* [What is needed]
Drop every picture. Then return, exactly, the lines from the beginning of the listing below through the one containing "plt.rcParams['mathtext.default'] = 'regular'".

/---

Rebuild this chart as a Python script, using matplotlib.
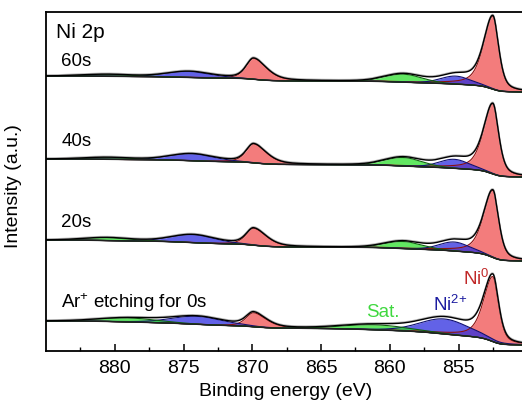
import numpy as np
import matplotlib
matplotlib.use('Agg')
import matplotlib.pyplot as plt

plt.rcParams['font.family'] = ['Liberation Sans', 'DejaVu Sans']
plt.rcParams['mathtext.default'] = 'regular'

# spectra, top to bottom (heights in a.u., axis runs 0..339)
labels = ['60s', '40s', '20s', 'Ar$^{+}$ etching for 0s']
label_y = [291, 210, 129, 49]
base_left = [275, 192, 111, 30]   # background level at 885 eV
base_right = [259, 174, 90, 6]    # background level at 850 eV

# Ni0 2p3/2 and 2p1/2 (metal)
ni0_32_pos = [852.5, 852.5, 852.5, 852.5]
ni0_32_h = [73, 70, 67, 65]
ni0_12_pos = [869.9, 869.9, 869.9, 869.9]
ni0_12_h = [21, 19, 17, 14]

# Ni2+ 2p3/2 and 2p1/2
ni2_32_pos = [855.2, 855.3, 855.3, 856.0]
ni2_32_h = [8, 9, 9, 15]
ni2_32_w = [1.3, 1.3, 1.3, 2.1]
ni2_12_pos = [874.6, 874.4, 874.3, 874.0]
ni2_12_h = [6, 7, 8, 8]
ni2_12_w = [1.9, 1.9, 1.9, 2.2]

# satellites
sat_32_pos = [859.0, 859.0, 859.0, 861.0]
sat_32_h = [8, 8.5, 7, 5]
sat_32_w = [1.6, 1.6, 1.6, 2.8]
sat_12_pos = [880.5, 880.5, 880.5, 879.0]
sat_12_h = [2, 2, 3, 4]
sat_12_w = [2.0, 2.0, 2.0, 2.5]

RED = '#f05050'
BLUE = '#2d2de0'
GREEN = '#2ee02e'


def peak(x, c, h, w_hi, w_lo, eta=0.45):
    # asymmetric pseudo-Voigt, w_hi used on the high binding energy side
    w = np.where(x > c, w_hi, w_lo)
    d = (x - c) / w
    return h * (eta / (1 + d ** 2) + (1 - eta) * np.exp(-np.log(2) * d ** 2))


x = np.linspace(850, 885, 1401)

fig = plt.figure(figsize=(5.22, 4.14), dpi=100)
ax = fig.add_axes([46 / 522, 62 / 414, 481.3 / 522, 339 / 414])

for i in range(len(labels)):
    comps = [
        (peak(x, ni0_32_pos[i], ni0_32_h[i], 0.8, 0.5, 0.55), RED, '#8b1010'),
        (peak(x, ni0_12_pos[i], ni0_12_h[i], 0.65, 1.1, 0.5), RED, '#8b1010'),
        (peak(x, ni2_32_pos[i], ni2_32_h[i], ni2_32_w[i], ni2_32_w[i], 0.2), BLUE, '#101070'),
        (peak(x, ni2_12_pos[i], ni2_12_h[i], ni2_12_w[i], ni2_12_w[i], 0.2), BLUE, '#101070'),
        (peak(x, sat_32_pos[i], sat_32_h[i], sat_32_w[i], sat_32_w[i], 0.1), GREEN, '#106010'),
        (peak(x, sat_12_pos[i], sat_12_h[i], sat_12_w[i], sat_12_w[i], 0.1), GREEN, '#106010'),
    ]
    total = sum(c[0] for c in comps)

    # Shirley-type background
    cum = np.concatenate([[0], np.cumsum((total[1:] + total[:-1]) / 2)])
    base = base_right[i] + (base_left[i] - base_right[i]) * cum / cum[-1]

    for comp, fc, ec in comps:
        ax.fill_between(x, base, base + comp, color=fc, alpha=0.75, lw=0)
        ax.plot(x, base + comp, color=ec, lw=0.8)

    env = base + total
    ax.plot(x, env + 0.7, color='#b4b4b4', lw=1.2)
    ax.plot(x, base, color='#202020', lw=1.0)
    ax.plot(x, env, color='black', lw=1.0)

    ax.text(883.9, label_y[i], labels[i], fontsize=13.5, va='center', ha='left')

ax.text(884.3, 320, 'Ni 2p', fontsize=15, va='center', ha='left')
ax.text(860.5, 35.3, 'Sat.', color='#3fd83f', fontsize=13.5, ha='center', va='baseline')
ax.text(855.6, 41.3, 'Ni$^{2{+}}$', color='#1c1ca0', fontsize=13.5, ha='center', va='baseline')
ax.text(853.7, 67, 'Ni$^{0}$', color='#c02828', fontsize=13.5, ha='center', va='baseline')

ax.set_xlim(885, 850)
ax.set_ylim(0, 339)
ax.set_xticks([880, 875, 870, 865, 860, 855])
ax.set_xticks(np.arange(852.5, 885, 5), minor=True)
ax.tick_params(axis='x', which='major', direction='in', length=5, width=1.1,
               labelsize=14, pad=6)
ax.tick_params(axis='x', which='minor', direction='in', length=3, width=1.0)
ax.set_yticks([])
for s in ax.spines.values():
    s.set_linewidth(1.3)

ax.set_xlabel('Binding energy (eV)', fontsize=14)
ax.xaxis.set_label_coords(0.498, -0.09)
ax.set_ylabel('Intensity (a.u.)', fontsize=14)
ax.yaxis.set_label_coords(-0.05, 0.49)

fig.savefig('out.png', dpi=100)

\---

* [Response to the task]
Rebuild this chart as a Python script, using matplotlib.
import numpy as np
import matplotlib
matplotlib.use('Agg')
import matplotlib.pyplot as plt

plt.rcParams['font.family'] = ['Liberation Sans', 'DejaVu Sans']
plt.rcParams['mathtext.default'] = 'regular'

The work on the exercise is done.